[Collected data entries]
>> begin

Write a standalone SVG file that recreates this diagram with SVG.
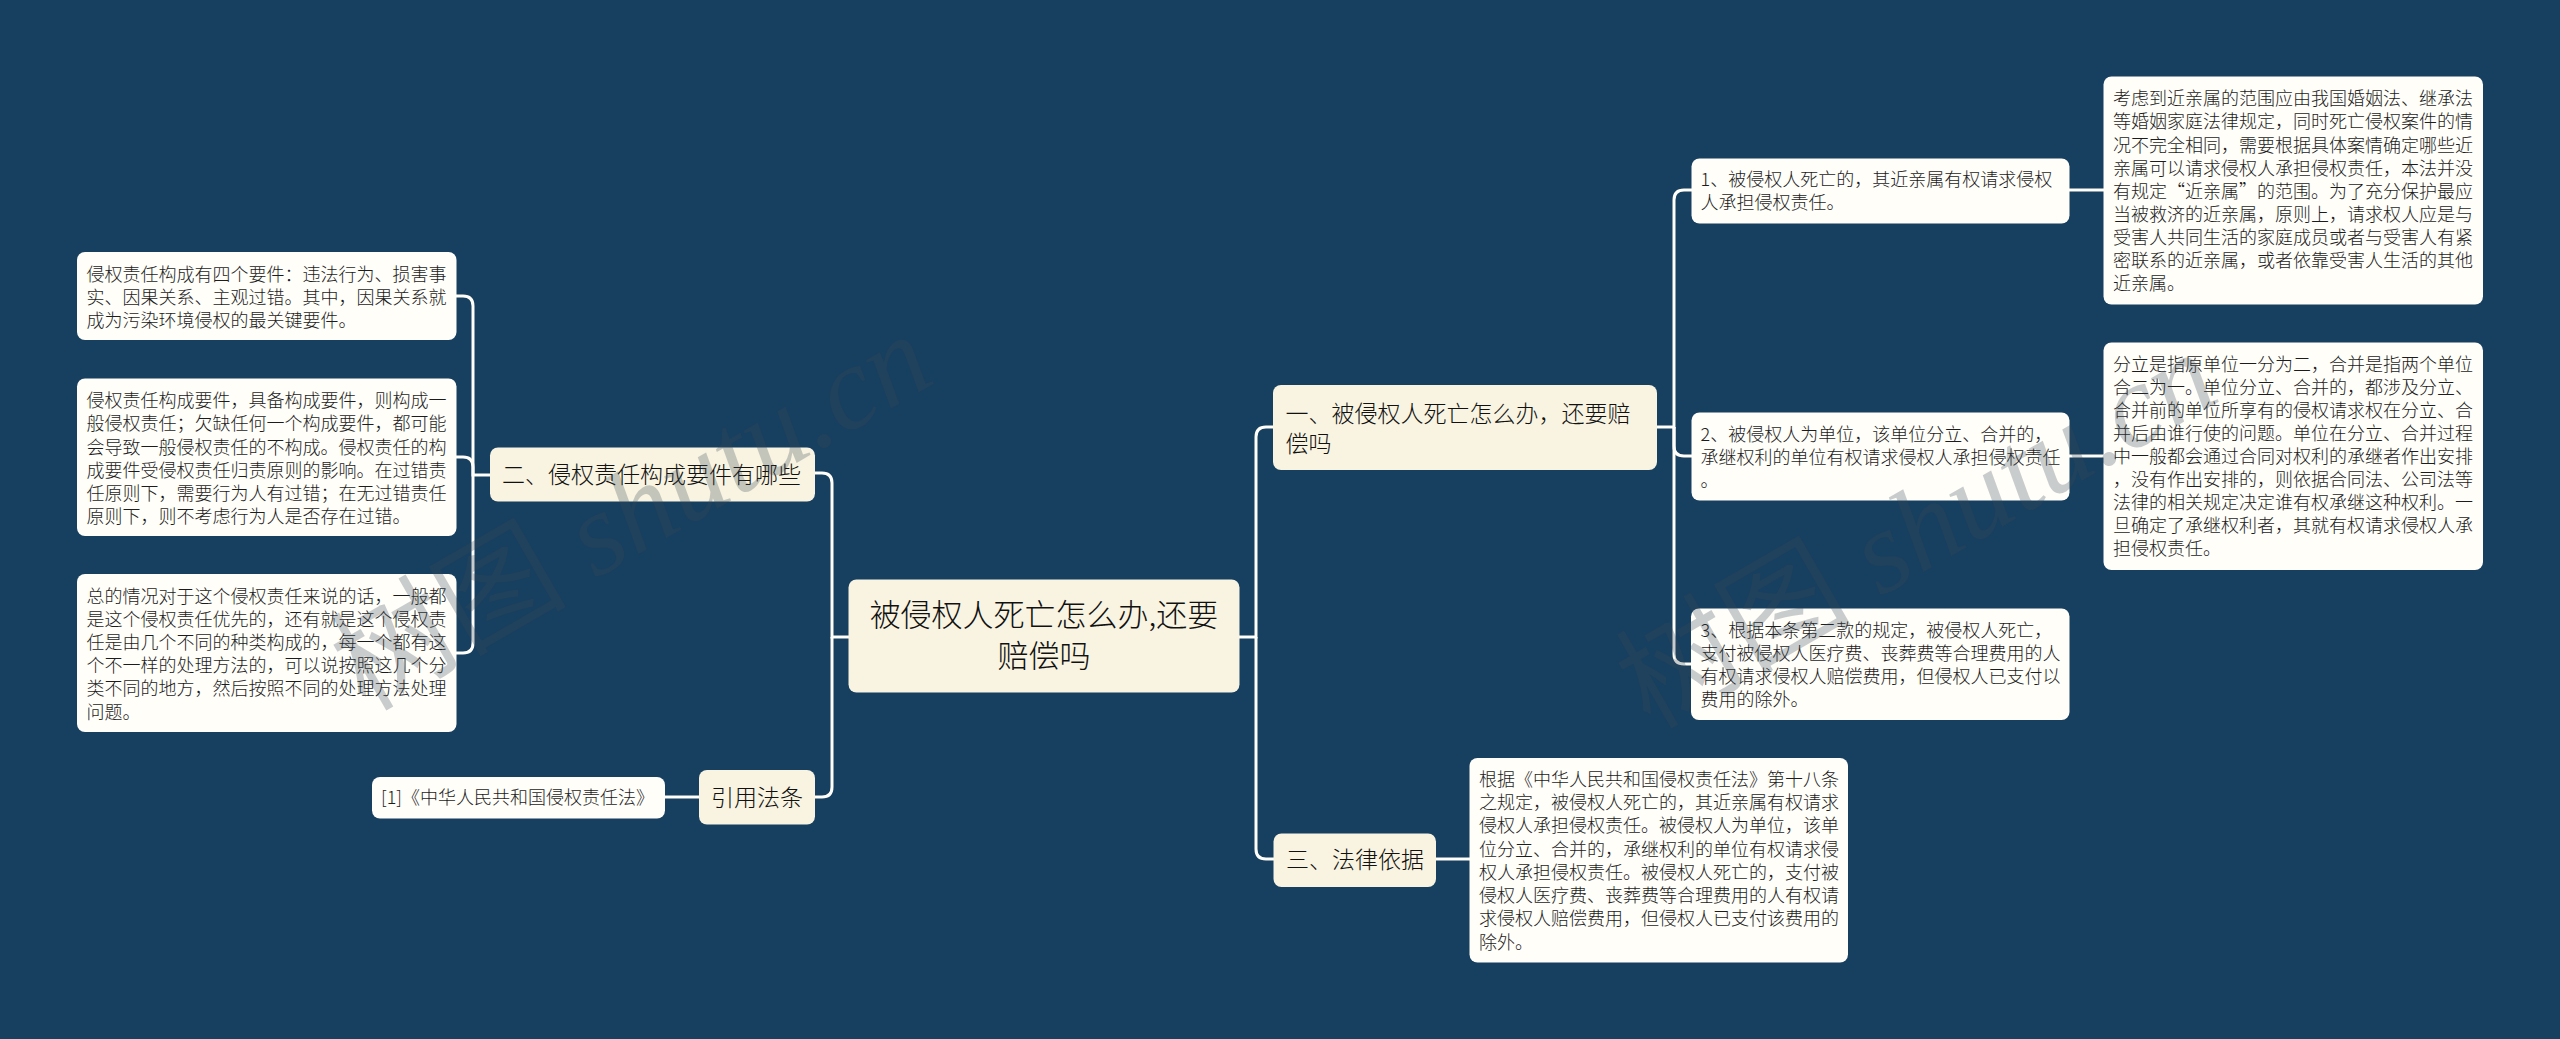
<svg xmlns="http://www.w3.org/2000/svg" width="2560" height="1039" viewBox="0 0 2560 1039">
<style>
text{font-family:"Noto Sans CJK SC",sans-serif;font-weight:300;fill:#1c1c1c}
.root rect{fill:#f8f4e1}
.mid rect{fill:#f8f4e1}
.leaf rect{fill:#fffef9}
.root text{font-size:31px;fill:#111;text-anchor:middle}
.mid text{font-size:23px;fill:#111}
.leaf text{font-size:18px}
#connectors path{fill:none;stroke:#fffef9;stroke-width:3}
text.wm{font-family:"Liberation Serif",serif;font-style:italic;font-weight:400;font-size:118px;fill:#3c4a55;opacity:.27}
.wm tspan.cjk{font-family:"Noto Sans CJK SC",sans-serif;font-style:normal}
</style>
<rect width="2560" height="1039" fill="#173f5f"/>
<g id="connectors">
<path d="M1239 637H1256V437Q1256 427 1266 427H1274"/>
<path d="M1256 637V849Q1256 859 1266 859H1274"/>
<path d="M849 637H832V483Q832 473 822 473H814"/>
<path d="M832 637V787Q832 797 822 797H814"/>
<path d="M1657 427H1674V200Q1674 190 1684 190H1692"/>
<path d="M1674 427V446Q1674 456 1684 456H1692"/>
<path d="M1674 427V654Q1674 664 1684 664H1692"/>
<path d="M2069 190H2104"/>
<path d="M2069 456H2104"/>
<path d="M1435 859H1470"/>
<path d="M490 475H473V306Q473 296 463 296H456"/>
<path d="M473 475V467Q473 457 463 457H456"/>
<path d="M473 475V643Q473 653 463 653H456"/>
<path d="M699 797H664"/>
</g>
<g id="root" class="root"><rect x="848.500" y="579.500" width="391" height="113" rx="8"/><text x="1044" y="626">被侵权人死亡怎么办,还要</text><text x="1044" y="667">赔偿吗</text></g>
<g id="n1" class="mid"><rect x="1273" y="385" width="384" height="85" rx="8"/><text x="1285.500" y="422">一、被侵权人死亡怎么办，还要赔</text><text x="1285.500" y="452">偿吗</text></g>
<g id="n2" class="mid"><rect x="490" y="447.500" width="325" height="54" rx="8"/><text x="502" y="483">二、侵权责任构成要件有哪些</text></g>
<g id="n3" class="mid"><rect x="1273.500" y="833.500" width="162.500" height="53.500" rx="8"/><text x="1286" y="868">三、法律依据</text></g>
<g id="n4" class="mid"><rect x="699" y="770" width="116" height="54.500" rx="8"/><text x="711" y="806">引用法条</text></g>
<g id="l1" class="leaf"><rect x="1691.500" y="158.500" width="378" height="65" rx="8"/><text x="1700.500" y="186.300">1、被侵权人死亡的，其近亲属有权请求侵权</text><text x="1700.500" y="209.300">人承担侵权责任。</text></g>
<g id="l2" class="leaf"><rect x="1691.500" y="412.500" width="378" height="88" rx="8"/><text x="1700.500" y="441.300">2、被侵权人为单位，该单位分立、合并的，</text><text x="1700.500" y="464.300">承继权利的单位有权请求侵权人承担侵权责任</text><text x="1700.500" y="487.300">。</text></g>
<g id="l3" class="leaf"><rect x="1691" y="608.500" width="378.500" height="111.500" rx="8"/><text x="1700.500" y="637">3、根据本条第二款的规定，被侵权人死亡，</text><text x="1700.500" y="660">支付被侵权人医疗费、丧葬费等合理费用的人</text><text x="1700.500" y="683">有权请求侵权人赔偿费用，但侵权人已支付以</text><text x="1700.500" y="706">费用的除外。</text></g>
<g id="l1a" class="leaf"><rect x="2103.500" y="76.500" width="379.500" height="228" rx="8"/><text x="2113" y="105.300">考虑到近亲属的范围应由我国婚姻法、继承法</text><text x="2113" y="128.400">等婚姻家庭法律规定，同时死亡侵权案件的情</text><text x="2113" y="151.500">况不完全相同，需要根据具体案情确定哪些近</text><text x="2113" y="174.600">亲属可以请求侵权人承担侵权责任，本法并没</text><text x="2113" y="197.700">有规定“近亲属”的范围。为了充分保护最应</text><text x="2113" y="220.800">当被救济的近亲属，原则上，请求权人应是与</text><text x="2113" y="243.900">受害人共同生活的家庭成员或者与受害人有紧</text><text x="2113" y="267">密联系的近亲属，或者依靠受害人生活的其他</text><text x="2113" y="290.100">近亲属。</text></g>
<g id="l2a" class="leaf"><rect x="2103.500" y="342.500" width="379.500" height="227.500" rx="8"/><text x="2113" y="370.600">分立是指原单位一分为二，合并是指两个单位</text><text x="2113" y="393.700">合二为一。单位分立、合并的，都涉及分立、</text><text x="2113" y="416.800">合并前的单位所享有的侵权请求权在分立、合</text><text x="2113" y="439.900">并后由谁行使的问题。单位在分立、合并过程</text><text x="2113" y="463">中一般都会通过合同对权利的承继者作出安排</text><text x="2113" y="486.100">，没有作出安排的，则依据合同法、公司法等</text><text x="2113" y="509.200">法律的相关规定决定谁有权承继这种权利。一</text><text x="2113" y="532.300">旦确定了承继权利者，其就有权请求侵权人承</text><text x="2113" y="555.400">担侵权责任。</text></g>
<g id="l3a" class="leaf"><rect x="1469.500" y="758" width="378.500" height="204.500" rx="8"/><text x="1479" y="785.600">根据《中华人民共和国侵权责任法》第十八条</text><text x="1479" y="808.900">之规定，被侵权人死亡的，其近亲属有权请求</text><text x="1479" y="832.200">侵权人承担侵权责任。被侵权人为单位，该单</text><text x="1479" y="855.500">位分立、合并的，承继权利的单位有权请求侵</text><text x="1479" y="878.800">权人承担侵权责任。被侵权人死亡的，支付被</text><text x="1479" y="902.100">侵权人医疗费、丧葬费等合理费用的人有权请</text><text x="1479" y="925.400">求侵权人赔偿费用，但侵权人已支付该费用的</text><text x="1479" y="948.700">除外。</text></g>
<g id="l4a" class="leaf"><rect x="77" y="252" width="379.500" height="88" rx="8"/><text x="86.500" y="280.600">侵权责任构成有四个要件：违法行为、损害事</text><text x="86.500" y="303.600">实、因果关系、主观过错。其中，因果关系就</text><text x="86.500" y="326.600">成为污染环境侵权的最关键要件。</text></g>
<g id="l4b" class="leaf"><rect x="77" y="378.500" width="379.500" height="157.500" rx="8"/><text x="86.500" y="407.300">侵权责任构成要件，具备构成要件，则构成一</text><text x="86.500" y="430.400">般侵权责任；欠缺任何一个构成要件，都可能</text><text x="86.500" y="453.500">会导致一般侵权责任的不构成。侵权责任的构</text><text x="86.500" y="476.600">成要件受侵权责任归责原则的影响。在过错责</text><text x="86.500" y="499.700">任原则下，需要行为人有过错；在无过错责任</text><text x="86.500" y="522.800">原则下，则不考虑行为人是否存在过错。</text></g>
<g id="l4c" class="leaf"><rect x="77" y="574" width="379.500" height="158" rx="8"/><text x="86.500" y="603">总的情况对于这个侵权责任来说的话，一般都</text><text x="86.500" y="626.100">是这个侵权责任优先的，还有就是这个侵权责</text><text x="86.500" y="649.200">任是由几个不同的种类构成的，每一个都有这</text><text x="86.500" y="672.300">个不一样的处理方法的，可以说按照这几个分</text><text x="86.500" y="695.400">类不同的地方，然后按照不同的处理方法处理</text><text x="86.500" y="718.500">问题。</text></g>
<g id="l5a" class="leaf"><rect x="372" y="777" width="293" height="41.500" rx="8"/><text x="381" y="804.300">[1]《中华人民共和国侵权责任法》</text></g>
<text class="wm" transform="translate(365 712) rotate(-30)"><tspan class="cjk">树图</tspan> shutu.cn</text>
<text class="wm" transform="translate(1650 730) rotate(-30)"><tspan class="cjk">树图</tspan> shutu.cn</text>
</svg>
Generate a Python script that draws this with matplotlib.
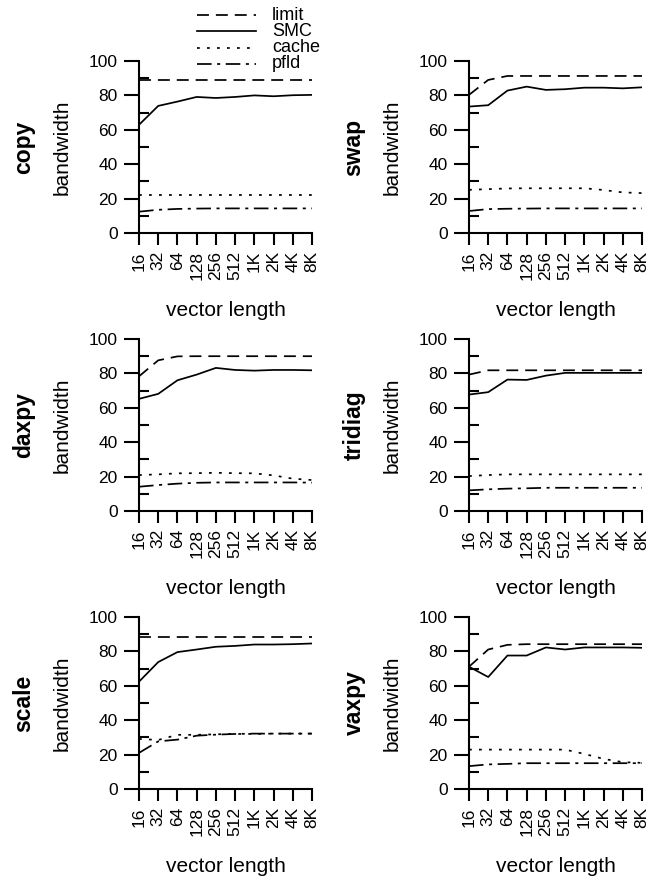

>> end

* [STATED EXERCISE] Return every line of the preceding records in which the word "that" appears.

* [SOLUTION TO THIS PROBLEM]
Write a standalone SVG file that recreates this diagram with SVG.
Generate a Python script that draws this with matplotlib.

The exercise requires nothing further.